INPUT ▸
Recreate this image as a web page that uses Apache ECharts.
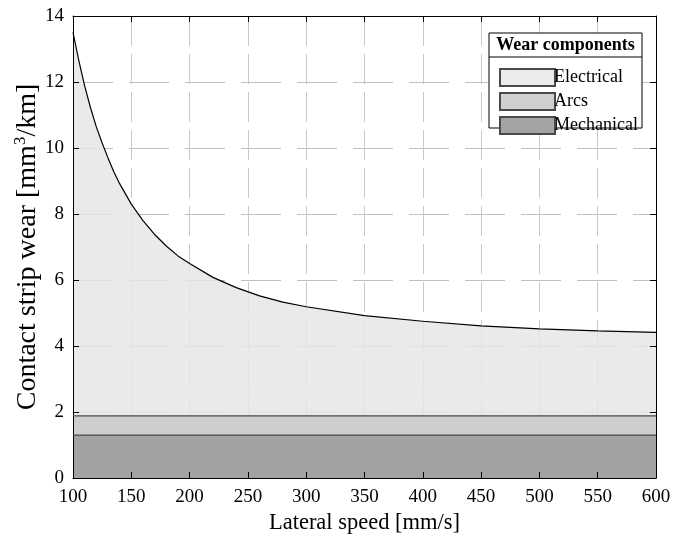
---
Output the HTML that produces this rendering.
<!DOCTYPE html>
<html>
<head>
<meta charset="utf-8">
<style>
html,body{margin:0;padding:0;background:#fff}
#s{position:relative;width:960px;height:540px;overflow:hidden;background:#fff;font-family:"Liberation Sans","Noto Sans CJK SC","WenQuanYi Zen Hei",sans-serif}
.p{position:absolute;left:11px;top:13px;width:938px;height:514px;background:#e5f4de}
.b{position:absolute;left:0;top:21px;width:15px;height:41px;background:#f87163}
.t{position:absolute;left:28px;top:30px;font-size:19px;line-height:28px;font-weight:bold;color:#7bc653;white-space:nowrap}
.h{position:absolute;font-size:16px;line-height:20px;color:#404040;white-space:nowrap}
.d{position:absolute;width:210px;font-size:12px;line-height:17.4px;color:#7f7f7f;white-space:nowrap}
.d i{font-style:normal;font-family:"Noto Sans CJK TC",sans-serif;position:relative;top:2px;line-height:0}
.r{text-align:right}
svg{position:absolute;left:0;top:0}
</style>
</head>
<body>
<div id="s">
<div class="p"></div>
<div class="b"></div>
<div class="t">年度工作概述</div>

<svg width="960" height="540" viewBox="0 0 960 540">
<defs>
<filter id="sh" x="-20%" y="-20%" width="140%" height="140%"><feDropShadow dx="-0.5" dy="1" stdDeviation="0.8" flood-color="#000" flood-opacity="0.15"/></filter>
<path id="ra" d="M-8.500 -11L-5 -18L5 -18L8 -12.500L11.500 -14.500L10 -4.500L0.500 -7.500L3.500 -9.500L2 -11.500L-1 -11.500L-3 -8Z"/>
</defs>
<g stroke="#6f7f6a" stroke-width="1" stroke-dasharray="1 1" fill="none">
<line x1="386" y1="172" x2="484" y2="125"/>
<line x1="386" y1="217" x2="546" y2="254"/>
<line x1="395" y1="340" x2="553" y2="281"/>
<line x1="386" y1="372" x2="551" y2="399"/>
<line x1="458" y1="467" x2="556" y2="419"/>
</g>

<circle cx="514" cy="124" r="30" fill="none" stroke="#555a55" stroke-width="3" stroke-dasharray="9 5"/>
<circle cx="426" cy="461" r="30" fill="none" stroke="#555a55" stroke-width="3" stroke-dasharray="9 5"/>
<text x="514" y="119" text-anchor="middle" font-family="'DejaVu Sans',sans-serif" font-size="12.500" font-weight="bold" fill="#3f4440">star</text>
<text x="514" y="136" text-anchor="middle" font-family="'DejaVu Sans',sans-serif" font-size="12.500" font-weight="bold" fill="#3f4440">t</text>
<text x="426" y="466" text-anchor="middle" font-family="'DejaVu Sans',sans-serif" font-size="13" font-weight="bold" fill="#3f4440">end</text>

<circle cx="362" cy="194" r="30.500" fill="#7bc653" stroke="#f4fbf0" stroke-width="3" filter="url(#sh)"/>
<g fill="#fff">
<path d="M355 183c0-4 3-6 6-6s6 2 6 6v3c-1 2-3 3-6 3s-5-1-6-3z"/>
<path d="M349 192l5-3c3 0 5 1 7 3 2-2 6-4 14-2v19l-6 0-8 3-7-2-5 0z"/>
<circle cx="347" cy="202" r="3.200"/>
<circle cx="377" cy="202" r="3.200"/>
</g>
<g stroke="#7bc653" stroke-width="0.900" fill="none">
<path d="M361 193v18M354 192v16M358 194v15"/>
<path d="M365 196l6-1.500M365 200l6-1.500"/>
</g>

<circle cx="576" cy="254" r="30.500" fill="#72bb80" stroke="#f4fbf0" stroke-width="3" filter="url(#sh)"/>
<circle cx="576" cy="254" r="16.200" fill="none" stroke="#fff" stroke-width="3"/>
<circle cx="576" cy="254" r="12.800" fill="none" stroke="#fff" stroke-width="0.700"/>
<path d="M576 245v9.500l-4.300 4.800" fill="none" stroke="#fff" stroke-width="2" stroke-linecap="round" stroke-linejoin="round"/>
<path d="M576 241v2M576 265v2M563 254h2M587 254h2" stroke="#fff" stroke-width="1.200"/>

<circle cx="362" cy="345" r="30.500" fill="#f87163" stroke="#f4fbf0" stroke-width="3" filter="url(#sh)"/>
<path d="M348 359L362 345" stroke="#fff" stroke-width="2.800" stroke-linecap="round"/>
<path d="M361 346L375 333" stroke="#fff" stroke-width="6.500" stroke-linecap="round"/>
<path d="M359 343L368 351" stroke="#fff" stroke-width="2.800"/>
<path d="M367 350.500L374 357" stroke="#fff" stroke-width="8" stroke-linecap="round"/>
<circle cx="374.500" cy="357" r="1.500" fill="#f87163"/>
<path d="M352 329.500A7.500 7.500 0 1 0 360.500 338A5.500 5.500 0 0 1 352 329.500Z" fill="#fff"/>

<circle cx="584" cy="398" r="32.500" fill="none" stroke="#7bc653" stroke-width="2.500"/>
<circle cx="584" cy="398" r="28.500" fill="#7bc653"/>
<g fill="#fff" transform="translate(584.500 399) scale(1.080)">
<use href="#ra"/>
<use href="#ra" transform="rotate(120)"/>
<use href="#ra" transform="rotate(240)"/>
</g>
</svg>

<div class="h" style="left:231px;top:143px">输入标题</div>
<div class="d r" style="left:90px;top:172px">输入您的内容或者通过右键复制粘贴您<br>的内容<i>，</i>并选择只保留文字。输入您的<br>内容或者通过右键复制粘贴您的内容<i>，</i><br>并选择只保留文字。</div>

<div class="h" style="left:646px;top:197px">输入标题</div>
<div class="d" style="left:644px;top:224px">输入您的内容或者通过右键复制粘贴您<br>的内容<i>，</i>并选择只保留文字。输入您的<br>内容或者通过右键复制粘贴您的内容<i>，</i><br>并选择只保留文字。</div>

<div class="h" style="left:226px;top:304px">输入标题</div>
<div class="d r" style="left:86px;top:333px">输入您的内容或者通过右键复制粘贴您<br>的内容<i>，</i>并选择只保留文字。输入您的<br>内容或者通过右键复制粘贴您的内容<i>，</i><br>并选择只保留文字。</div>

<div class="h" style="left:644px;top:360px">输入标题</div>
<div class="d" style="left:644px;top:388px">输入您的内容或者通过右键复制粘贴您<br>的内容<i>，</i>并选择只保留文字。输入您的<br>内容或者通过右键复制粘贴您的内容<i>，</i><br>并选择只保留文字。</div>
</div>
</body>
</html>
==
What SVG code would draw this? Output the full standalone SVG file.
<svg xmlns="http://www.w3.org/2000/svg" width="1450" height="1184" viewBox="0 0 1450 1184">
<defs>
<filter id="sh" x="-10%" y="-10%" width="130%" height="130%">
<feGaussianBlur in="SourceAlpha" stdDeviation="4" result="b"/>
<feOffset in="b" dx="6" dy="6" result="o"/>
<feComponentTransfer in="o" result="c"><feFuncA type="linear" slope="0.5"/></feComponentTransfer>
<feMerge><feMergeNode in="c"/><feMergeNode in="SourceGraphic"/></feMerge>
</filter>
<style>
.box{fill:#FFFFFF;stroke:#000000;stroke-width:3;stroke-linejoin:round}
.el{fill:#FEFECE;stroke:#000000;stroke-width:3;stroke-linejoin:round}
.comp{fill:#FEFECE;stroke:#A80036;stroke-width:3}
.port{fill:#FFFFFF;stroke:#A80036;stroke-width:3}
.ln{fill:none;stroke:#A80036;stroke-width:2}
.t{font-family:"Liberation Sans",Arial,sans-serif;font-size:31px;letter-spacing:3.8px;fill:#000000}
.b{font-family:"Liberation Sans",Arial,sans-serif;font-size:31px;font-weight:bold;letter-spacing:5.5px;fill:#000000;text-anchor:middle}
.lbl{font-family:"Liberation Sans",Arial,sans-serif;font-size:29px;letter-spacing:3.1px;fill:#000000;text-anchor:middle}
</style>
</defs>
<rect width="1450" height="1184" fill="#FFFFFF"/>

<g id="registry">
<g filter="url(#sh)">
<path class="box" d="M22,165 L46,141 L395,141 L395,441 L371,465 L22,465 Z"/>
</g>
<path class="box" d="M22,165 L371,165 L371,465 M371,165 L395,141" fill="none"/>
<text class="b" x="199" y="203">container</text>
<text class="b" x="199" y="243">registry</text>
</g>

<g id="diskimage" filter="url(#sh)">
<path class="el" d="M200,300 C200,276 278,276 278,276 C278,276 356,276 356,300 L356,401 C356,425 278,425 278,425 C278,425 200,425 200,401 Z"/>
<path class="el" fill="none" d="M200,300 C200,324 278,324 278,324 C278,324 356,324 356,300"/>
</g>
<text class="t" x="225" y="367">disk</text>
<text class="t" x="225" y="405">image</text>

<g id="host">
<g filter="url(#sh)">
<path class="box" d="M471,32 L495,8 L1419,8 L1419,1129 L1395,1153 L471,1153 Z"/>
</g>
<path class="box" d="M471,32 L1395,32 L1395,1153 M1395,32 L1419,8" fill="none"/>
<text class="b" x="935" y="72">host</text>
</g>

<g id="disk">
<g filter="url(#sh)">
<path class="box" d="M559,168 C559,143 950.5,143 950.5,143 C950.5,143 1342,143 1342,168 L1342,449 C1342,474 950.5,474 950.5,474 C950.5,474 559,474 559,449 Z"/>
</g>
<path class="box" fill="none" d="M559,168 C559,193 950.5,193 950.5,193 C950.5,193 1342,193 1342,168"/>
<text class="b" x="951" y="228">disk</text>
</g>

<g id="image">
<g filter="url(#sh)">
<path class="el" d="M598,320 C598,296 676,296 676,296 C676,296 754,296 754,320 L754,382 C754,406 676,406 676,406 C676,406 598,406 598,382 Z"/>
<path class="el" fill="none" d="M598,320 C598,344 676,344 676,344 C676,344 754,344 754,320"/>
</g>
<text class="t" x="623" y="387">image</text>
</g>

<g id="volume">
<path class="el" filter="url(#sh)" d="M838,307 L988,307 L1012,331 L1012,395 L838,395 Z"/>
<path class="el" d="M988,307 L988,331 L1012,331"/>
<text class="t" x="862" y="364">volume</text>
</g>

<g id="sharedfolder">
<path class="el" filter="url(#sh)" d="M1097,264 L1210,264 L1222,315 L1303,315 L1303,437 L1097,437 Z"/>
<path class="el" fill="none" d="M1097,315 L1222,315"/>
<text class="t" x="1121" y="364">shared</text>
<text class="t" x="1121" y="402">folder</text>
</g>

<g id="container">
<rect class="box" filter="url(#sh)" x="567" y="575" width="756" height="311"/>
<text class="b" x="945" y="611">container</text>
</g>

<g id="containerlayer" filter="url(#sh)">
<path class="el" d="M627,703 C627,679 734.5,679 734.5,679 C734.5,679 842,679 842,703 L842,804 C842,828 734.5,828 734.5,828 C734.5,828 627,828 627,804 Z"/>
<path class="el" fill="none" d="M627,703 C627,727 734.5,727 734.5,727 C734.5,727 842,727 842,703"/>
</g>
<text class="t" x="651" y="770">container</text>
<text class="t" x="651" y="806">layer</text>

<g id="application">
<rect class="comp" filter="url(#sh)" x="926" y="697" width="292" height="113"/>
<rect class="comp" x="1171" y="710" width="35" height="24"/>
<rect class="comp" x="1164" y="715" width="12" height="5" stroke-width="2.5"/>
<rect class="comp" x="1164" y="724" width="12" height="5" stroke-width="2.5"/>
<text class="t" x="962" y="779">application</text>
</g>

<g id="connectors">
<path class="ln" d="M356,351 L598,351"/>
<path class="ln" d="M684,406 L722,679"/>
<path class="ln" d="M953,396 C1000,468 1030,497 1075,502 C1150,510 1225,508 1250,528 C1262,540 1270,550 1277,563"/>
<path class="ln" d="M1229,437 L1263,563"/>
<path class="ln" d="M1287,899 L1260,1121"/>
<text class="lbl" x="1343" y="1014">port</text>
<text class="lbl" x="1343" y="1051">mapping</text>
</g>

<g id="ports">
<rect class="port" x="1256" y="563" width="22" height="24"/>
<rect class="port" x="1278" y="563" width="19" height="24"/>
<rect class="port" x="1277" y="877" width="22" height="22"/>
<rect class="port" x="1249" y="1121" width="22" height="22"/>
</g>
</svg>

WHAT THE TASK ASKS ▸ Count every line in the entries above where the word "this" appears; respond with the number alone.

PROBLEM SOLUTION ▸ 3